Berlinale 2022 review: Return to Dust (Li Ruijun)

“A patient, quietly devastating study of village life shaped by the farmers’ deep connection with the land, Return to Dust marks a major step forward for Chinese director Li Ruijun.”

A patient, quietly devastating study of village life shaped by the farmers’ deep connection with the land, Return to Dust (Yin Ru Chen Yan) marks a major step forward for Chinese director Li Ruijun. Following 2017’s Cannes Un Certain Regard selection Walking Past the Future (which was a well-intentioned but one-note piece of urban miserabilism), this Golden Bear contender functions as a return to the filmmaker’s rural roots as well as a notable expansion of his favourite themes. While lengthy scenes of repetitive farming work may challenge some viewers, Return to Dust offers rich rewards for audiences willing to go along with its gentle, cyclical rhythms. An extensive festival tour and several theatrical bookings seem likely following its high-profile launch in Berlin.

Return to Dust follows “Iron” Ma (a fitting nickname considering the admirable perseverance he demonstrates throughout the film), a withdrawn farmer in Northern China, whose marriage with a disabled woman named Cao Guiying is arranged in the opening scene. The arrangement is simply meant to relieve their families of what they consider to be the “burden” of two unmarried adults, but Li handles these early scenes with unexpected tenderness. This is not quite a love story, but a delicate bond is gradually formed between Ma and Cao as they grow more affectionate towards one another after long years of solitude and humiliation. She waits for him with a lamp and a jar of hot water as he returns late from an errand; he finds a coat for her as the unforgiving winter approaches. They face new obstacles at every step: a privileged businessman requests blood “donations” from the villagers in order to survive a rare disease and Ma is identified as the only suitable donor. The village is almost isolated and the few remaining homes are being purchased, only to be quickly destroyed, for a forced urban development project. Ma and Cao move from one vacant house to the next, but it soon becomes clear that the only possible solution for them is to build their own home. Ma prepares dozens of mud bricks one by one and starts working on constructing a small cottage for the couple, while also harvesting wheat and corn in vast fields that provide them with a modest livelihood.

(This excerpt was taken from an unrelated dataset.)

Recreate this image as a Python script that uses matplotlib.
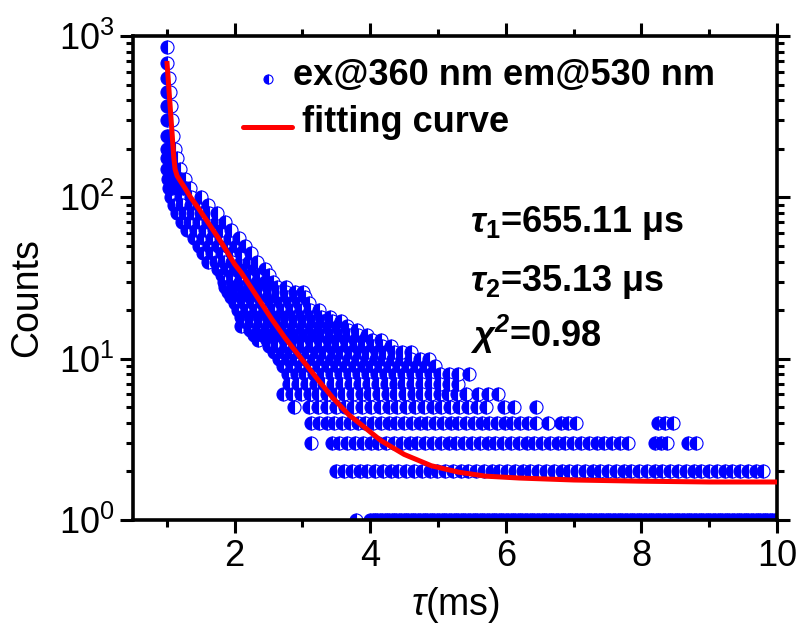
import matplotlib
matplotlib.use('Agg')
import matplotlib.pyplot as plt
from matplotlib.lines import Line2D
from matplotlib.ticker import FixedLocator, NullFormatter, LogLocator
import numpy as np

plt.rcParams['font.family'] = ['Liberation Sans', 'DejaVu Sans']
plt.rcParams['mathtext.fontset'] = 'custom'
plt.rcParams['mathtext.rm'] = 'Liberation Sans'
plt.rcParams['mathtext.it'] = 'Liberation Sans:italic'
plt.rcParams['mathtext.bf'] = 'Liberation Sans:bold'
plt.rcParams['mathtext.bfit'] = 'Liberation Sans:italic:bold'

# ---------------- data ----------------
# integer count levels and the time ranges (ms) over which each level is observed
band_levels = [1, 2, 3, 4, 5, 6, 7, 8, 9, 10, 11, 12, 13, 14, 15, 16, 17, 18,
               20, 22, 24, 26, 28, 30, 33, 36, 40, 45, 50, 56, 63, 70, 80, 90,
               100, 115, 130, 150, 175, 200, 240, 300, 370, 450, 550, 680, 850]
band_runs = [
    [[3.79, 3.79], [4.00, 10.0]],
    [[3.50, 9.80]],
    [[3.13, 3.13], [3.43, 7.80], [8.20, 8.38], [8.68, 8.80]],
    [[3.13, 6.44], [6.62, 6.62], [6.81, 7.03], [8.24, 8.46]],
    [[2.88, 2.88], [3.10, 5.70], [5.97, 6.12], [6.44, 6.44]],
    [[2.72, 5.41], [5.59, 5.88]],
    [[2.80, 5.29]],
    [[2.78, 5.29], [5.46, 5.46]],
    [[2.72, 4.95]],
    [[2.65, 4.86]],
    [[2.58, 4.60]],
    [[2.50, 4.30]],
    [[2.35, 4.16]],
    [[2.28, 3.95]],
    [[2.22, 3.80]],
    [[2.10, 3.65]],
    [[2.12, 3.57]],
    [[2.10, 3.40]],
    [[2.05, 3.25]],
    [[2.00, 3.09]],
    [[1.95, 3.04]],
    [[1.90, 3.01]],
    [[1.86, 2.75]],
    [[1.84, 2.57]],
    [[1.82, 2.50]],
    [[1.75, 2.44]],
    [[1.60, 2.33]],
    [[1.53, 2.24]],
    [[1.48, 2.15]],
    [[1.40, 2.06]],
    [[1.30, 1.95]],
    [[1.22, 1.86]],
    [[1.15, 1.74]],
    [[1.10, 1.60]],
    [[1.06, 1.51]],
    [[1.03, 1.34]],
    [[1.01, 1.26]],
    [[1.00, 1.20]],
    [[1.00, 1.15]],
    [[1.00, 1.12]],
    [[1.00, 1.09]],
    [[1.00, 1.07]],
    [[1.00, 1.06]],
    [[1.00, 1.04]],
    [[1.00, 1.03]],
    [[1.00, 1.02]],
    [[1.00, 1.00]],
]

# fitting curve
fit_t = [1.00, 1.02, 1.04, 1.06, 1.08, 1.10, 1.12, 1.15, 1.20, 1.25, 1.35, 1.47,
         1.60, 1.81, 2.00, 2.10, 2.35, 2.55, 2.74, 3.00, 3.24, 3.45, 3.68, 3.90,
         4.16, 4.50, 4.90, 5.30, 5.70, 6.20, 7.00, 8.00, 9.00, 10.0]
fit_counts = [700, 534, 406, 310, 237, 180, 150, 136, 126, 117, 100, 85,
              70.5, 52, 38.5, 34, 23.5, 17.5, 13.5, 9.8, 7.3, 5.7, 4.5, 3.8,
              3.1, 2.55, 2.17, 1.98, 1.87, 1.82, 1.77, 1.74, 1.72, 1.72]

x_major = [2, 4, 6, 8, 10]
x_minor = [1, 3, 5, 7, 9]
y_major = [1, 10, 100, 1000]
y_major_labels = [r'$10^0$', r'$10^1$', r'$10^2$', r'$10^3$']

legend_labels = ['ex@360 nm em@530 nm', 'fitting curve']
fit_params = [r'$\mathbfit{\tau}_\mathbf{1}$=655.11 μs',
              r'$\mathbfit{\tau}_\mathbf{2}$=35.13 μs',
              r'$\mathbfit{\chi}^\mathbfit{2}$=0.98']

# ---------------- figure ----------------
W, H = 802, 632
fig = plt.figure(figsize=(W / 100, H / 100), dpi=100)
ax = fig.add_axes([133 / W, (H - 520) / H, (777 - 133) / W, (520 - 36) / H])

# expand the read runs into marker positions (marker spacing is a display choice)
pts_x, pts_y = [], []
for lev, runs in zip(band_levels, band_runs):
    if lev == 1:
        step = 0.035
    elif lev <= 4:
        step = 0.115
    elif lev <= 100:
        step = 0.13
    else:
        step = 0.05
    for x0, x1 in runs:
        n = max(1, int(round((x1 - x0) / step)) + 1)
        xs = np.linspace(x0, x1, n)
        pts_x.extend(xs)
        pts_y.extend([lev] * n)
order = np.argsort(pts_x, kind='stable')
pts_x = np.asarray(pts_x)[order]
pts_y = np.asarray(pts_y)[order]

blue = '#0000FF'
red = '#FF0000'
marker_style = dict(ls='none', marker='o', fillstyle='left',
                    markerfacecolor=blue, markerfacecoloralt='white',
                    markeredgecolor=blue, markeredgewidth=0.8)
# draw each half-filled circle in time order so later points overlap earlier ones
for px, py in zip(pts_x, pts_y):
    ax.plot([px], [py], ms=9.4, zorder=2, **marker_style)
ax.plot(fit_t, fit_counts, color=red, lw=3.6, zorder=3, solid_capstyle='butt')

ax.set_yscale('log')
ax.set_xlim(0.5, 10)
ax.set_ylim(1, 1000)

ax.xaxis.set_major_locator(FixedLocator(x_major))
ax.xaxis.set_minor_locator(FixedLocator(x_minor))
ax.set_xticklabels([str(v) for v in x_major])
ax.yaxis.set_major_locator(FixedLocator(y_major))
ax.set_yticklabels(y_major_labels)
ax.yaxis.set_minor_locator(LogLocator(base=10, subs=np.arange(2, 10)))
ax.yaxis.set_minor_formatter(NullFormatter())

for s in ax.spines.values():
    s.set_linewidth(2.6)
ax.tick_params(which='both', direction='out', width=2.2, top=True, right=True,
               labeltop=False, labelright=False)
ax.tick_params(which='major', length=9.5, labelsize=26, pad=4)
ax.tick_params(which='minor', length=5)

ax.set_ylabel('Counts', fontsize=27)
ax.yaxis.set_label_coords(-0.137, 0.459)
ax.set_xlabel(r'$\tau$(ms)', fontsize=27, labelpad=8)

# legend (Origin-style placement of symbols)
fig.add_artist(Line2D([268 / W], [1 - 79 / H], transform=fig.transFigure,
                      ms=6.5, **marker_style))
fig.add_artist(Line2D([243 / W, 292 / W], [1 - 127 / H, 1 - 127 / H],
                      transform=fig.transFigure, color=red, lw=3.6,
                      solid_capstyle='round'))
for lab, (lx, ly) in zip(legend_labels, [(293, 85), (302, 132)]):
    fig.text(lx / W, 1 - ly / H, lab, fontsize=26, fontweight='bold',
             ha='left', va='baseline')

for txt, yb in zip(fit_params, [232, 291, 347]):
    fig.text(470 / W, 1 - yb / H, txt, fontsize=26, fontweight='bold',
             ha='left', va='baseline')

fig.savefig('out.png', dpi=100)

Contemporary Chinese cinema frequently explores themes like internal migration, rapid urbanization, growing social inequalities, and the loss of age-old customs. But it is not often that these significant issues are treated in a nuanced way that is genuinely attuned to the generosity of the land and the virtues of the people who devote their lives to it. Return to Dust is distinguished by Li’s appreciation for his characters and their pastoral surroundings – an approach that gives the film a kind and humanistic tone despite all the misfortunes Ma and Cao face. Urban audiences may be inclined to quickly label these characters as naïve (or worse, foolish) because of their lack of formal education and inability to navigate social structures that govern their lives. But as Return to Dust progresses, it becomes abundantly clear that Li finds much to admire in their patience, dedication and skill. Ma and Cao know how to co-exist in nature, they understand the way soil gives and takes. At one point Ma says, “everything comes from soil,” and asks, “soil does not detest us, why shall we detest soil?” Simple scenes about catching fish, helping hens to hatch eggs, or saving swallows whose nests are destroyed become surprisingly moving and meaningful thanks to Li’s respectful and caring portrayal of nature.

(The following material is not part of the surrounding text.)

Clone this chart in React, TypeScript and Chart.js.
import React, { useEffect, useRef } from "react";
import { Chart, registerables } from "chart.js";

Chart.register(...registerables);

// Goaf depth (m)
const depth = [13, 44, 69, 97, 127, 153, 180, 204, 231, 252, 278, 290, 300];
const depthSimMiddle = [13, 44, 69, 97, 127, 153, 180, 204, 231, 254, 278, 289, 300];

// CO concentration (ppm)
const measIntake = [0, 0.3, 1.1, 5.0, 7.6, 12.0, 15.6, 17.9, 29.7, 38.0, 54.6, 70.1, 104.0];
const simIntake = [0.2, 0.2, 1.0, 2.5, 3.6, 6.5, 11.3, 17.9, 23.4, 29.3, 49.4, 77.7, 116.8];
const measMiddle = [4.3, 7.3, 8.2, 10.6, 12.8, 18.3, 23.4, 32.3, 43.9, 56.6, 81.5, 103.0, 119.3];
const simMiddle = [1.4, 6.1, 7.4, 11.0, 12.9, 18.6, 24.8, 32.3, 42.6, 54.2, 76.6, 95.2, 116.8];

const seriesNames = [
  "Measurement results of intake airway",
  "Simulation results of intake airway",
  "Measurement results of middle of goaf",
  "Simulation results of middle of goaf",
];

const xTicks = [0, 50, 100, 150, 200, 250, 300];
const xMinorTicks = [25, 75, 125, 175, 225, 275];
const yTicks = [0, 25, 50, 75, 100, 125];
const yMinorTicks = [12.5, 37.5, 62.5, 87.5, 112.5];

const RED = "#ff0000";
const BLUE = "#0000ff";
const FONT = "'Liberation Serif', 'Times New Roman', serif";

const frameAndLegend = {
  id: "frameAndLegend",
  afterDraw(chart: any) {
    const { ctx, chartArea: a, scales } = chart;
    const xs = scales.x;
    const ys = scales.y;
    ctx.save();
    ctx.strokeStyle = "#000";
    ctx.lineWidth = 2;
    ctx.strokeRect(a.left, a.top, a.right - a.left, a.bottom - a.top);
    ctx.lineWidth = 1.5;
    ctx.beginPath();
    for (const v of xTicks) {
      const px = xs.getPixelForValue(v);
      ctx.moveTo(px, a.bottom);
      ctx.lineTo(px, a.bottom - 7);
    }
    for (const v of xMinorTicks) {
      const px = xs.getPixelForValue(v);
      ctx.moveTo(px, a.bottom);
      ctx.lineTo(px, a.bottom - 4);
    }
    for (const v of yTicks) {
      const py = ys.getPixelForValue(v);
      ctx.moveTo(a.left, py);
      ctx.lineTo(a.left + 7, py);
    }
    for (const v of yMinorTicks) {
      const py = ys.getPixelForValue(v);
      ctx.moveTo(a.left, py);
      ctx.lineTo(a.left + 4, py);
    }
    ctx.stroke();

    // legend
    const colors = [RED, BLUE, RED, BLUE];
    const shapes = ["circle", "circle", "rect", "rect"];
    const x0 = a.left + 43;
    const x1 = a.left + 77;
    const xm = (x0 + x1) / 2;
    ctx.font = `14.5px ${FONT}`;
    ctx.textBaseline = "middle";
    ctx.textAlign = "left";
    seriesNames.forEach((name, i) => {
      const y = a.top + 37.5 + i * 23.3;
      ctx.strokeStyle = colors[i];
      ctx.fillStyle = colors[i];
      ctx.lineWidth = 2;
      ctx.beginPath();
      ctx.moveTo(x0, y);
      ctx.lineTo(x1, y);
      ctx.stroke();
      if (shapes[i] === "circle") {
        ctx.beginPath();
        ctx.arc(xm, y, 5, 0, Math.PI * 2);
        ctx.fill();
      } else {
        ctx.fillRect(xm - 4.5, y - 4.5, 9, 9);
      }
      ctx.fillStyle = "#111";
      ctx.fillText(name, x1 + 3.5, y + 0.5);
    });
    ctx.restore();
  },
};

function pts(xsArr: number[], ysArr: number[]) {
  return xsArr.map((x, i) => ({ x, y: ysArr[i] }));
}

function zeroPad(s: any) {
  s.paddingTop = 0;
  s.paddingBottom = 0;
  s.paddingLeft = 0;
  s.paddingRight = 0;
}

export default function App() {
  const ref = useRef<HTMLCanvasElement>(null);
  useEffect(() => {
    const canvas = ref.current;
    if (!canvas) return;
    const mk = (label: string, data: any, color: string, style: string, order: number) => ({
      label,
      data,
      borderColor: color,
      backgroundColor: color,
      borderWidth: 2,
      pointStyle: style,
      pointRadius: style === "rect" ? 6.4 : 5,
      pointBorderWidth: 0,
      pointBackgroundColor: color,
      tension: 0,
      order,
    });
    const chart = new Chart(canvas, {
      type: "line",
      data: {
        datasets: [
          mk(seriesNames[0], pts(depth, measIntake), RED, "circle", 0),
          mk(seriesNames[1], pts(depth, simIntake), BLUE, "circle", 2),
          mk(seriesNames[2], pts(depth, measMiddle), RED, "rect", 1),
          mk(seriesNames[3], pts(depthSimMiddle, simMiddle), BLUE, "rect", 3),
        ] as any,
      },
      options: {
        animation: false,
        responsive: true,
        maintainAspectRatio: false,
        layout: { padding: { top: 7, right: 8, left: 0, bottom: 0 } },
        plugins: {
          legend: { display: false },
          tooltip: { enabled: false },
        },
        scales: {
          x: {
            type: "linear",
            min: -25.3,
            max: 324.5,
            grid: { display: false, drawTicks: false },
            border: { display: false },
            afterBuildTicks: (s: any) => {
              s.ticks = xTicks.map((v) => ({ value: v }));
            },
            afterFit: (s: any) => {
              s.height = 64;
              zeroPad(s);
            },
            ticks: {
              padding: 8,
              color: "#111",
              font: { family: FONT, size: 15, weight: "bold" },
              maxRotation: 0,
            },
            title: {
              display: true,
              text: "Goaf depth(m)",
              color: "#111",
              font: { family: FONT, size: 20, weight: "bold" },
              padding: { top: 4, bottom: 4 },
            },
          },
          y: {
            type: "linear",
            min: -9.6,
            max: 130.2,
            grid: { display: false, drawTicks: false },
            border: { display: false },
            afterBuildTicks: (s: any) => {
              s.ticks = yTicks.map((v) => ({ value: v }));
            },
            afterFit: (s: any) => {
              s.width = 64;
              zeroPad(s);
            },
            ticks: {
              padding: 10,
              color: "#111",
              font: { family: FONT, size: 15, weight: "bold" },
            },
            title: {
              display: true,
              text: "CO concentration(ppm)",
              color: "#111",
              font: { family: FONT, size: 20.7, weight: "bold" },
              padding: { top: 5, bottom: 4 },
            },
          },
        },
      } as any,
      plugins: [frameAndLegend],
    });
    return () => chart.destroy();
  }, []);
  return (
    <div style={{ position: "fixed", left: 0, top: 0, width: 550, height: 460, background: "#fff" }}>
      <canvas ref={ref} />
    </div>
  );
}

Considering the rustic beauty of its locations, it is not surprising that Return to Dust features many lovely compositions, particularly as the camera watches Ma and Cao from a distance. The striking landscapes provide a memorable background to the story, but these images are powerful for reasons beyond their considerable aesthetic quality. Return to Dust depicts an improbably desolate, unpopulated milieu, almost completely ignored and forgotten by the urban crowds in nearby city centers. When Ma finally visits a tall apartment building almost 100 minutes into the film, the contrast between the barren landscape that dominates most of Return to Dust and the ugly mass of concrete seen during this brief detour becomes even more prominent. This is not really a shock or a dilemma for Ma; he knows where he wants to be, where his life really is and should remain. But the more educated and wealthier folks in the building are unable to understand him when he asks where his beloved goat would go if he were to move to such an apartment. Throughout Return to Dust, such micro-level interactions repeatedly reveal many macro-level problems and divides that plague contemporary societies in China and elsewhere in the world.

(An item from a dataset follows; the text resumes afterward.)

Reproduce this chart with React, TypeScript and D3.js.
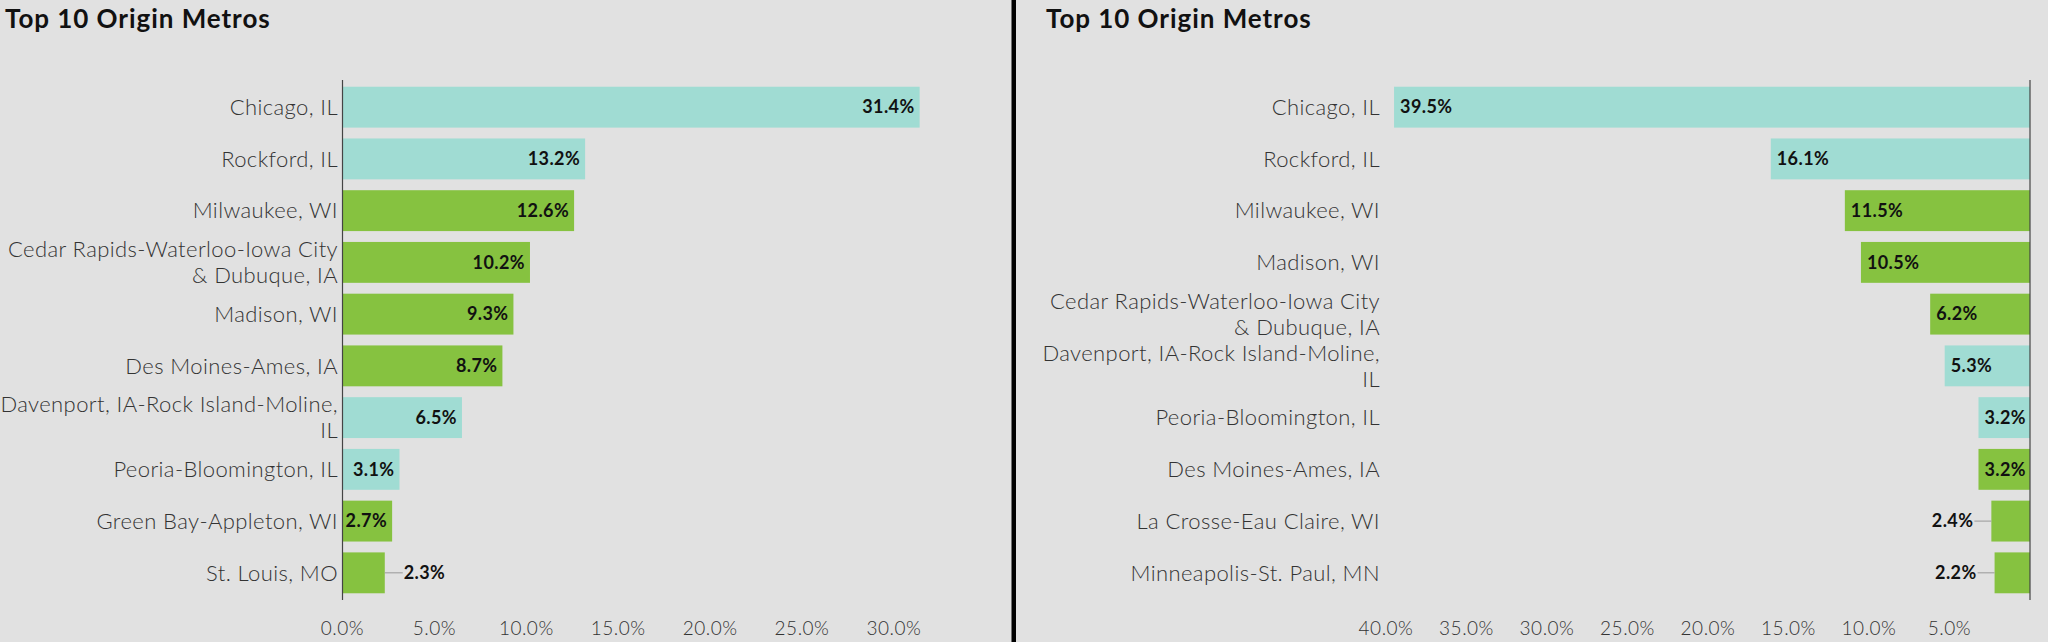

Return to Dust is in dialogue with a celebrated corpus of Chinese films about life in the countryside. One can see traces of Zhang Yimou’s early collaborations with Gong Li or other Fifth Generation classics in Li Ruijun’s film, or perhaps associate some of the thematic concerns in this elegiac story with Jia Zhangke’s memorable films about the effects of urbanization in contemporary China. Aided by remarkable performances from Wu Renlin and Hai Qing (whose thoughtful portrayal of a disabled character sadly still remains a rarity in world cinema), Return to Dust merits favourable comparisons with this distinguished set of modern Chinese classics.